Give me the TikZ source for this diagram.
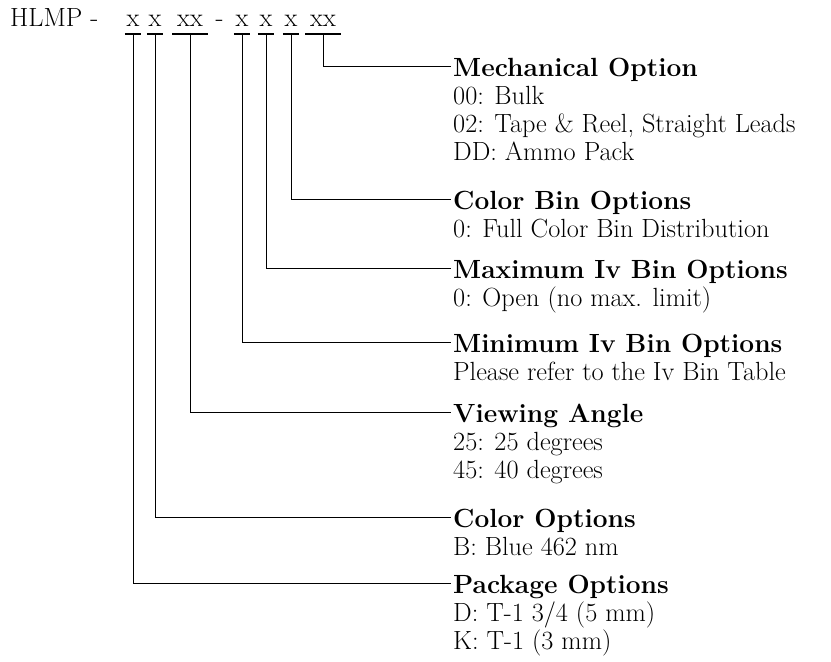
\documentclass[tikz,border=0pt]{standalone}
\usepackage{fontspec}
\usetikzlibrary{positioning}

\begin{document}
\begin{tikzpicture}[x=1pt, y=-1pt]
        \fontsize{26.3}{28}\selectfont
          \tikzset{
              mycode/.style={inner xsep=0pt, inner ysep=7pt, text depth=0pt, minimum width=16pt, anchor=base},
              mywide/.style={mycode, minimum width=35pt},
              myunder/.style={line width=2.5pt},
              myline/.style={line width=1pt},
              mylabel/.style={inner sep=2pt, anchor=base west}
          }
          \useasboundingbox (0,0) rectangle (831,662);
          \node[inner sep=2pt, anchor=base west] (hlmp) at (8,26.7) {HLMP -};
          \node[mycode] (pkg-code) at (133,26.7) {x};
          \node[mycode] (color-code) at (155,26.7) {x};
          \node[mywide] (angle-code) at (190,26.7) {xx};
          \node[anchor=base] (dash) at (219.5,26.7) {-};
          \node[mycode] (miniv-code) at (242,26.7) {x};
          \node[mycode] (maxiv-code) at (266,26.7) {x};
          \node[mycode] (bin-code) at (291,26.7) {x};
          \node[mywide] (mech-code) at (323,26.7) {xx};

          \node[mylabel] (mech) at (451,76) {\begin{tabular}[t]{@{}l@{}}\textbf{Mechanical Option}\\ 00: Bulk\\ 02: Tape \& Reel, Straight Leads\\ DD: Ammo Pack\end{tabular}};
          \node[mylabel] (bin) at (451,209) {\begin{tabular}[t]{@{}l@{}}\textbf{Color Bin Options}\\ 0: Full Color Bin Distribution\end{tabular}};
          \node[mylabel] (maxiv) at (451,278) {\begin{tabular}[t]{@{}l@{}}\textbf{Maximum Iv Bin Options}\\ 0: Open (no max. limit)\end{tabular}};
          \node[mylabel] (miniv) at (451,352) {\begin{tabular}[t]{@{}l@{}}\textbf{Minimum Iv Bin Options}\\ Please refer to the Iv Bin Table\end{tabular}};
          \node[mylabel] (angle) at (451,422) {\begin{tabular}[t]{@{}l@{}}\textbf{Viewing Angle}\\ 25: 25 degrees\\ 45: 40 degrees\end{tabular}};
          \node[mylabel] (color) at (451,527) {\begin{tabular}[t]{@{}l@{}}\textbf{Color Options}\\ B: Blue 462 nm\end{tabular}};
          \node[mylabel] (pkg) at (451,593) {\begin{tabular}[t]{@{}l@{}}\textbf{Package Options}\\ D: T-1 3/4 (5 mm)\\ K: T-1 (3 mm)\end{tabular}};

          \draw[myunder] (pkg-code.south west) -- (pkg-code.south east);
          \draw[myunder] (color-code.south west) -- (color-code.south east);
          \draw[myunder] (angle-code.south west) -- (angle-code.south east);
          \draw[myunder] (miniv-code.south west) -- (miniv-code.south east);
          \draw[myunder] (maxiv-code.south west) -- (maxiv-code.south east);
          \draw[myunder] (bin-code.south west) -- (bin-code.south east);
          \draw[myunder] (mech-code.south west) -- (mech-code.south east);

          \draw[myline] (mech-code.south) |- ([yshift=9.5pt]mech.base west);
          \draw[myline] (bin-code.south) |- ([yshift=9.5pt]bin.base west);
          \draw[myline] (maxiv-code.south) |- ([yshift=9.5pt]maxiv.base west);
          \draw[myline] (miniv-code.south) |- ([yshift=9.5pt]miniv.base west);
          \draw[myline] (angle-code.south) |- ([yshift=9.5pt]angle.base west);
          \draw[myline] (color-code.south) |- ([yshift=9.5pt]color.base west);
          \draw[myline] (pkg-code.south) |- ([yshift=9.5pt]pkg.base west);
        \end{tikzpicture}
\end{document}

□ □ □ □

▸ WORK TO BE COMPLETED: Restate the listing above word for word, and skip the pictures.

▸ CORRECT RESPONSE:
Give me the TikZ source for this diagram.
\documentclass[tikz,border=0pt]{standalone}
\usepackage{fontspec}
\usetikzlibrary{positioning}

\begin{document}
\begin{tikzpicture}[x=1pt, y=-1pt]
        \fontsize{26.3}{28}\selectfont
          \tikzset{
              mycode/.style={inner xsep=0pt, inner ysep=7pt, text depth=0pt, minimum width=16pt, anchor=base},
              mywide/.style={mycode, minimum width=35pt},
              myunder/.style={line width=2.5pt},
              myline/.style={line width=1pt},
              mylabel/.style={inner sep=2pt, anchor=base west}
          }
          \useasboundingbox (0,0) rectangle (831,662);
          \node[inner sep=2pt, anchor=base west] (hlmp) at (8,26.7) {HLMP -};
          \node[mycode] (pkg-code) at (133,26.7) {x};
          \node[mycode] (color-code) at (155,26.7) {x};
          \node[mywide] (angle-code) at (190,26.7) {xx};
          \node[anchor=base] (dash) at (219.5,26.7) {-};
          \node[mycode] (miniv-code) at (242,26.7) {x};
          \node[mycode] (maxiv-code) at (266,26.7) {x};
          \node[mycode] (bin-code) at (291,26.7) {x};
          \node[mywide] (mech-code) at (323,26.7) {xx};

          \node[mylabel] (mech) at (451,76) {\begin{tabular}[t]{@{}l@{}}\textbf{Mechanical Option}\\ 00: Bulk\\ 02: Tape \& Reel, Straight Leads\\ DD: Ammo Pack\end{tabular}};
          \node[mylabel] (bin) at (451,209) {\begin{tabular}[t]{@{}l@{}}\textbf{Color Bin Options}\\ 0: Full Color Bin Distribution\end{tabular}};
          \node[mylabel] (maxiv) at (451,278) {\begin{tabular}[t]{@{}l@{}}\textbf{Maximum Iv Bin Options}\\ 0: Open (no max. limit)\end{tabular}};
          \node[mylabel] (miniv) at (451,352) {\begin{tabular}[t]{@{}l@{}}\textbf{Minimum Iv Bin Options}\\ Please refer to the Iv Bin Table\end{tabular}};
          \node[mylabel] (angle) at (451,422) {\begin{tabular}[t]{@{}l@{}}\textbf{Viewing Angle}\\ 25: 25 degrees\\ 45: 40 degrees\end{tabular}};
          \node[mylabel] (color) at (451,527) {\begin{tabular}[t]{@{}l@{}}\textbf{Color Options}\\ B: Blue 462 nm\end{tabular}};
          \node[mylabel] (pkg) at (451,593) {\begin{tabular}[t]{@{}l@{}}\textbf{Package Options}\\ D: T-1 3/4 (5 mm)\\ K: T-1 (3 mm)\end{tabular}};

          \draw[myunder] (pkg-code.south west) -- (pkg-code.south east);
          \draw[myunder] (color-code.south west) -- (color-code.south east);
          \draw[myunder] (angle-code.south west) -- (angle-code.south east);
          \draw[myunder] (miniv-code.south west) -- (miniv-code.south east);
          \draw[myunder] (maxiv-code.south west) -- (maxiv-code.south east);
          \draw[myunder] (bin-code.south west) -- (bin-code.south east);
          \draw[myunder] (mech-code.south west) -- (mech-code.south east);

          \draw[myline] (mech-code.south) |- ([yshift=9.5pt]mech.base west);
          \draw[myline] (bin-code.south) |- ([yshift=9.5pt]bin.base west);
          \draw[myline] (maxiv-code.south) |- ([yshift=9.5pt]maxiv.base west);
          \draw[myline] (miniv-code.south) |- ([yshift=9.5pt]miniv.base west);
          \draw[myline] (angle-code.south) |- ([yshift=9.5pt]angle.base west);
          \draw[myline] (color-code.south) |- ([yshift=9.5pt]color.base west);
          \draw[myline] (pkg-code.south) |- ([yshift=9.5pt]pkg.base west);
        \end{tikzpicture}
\end{document}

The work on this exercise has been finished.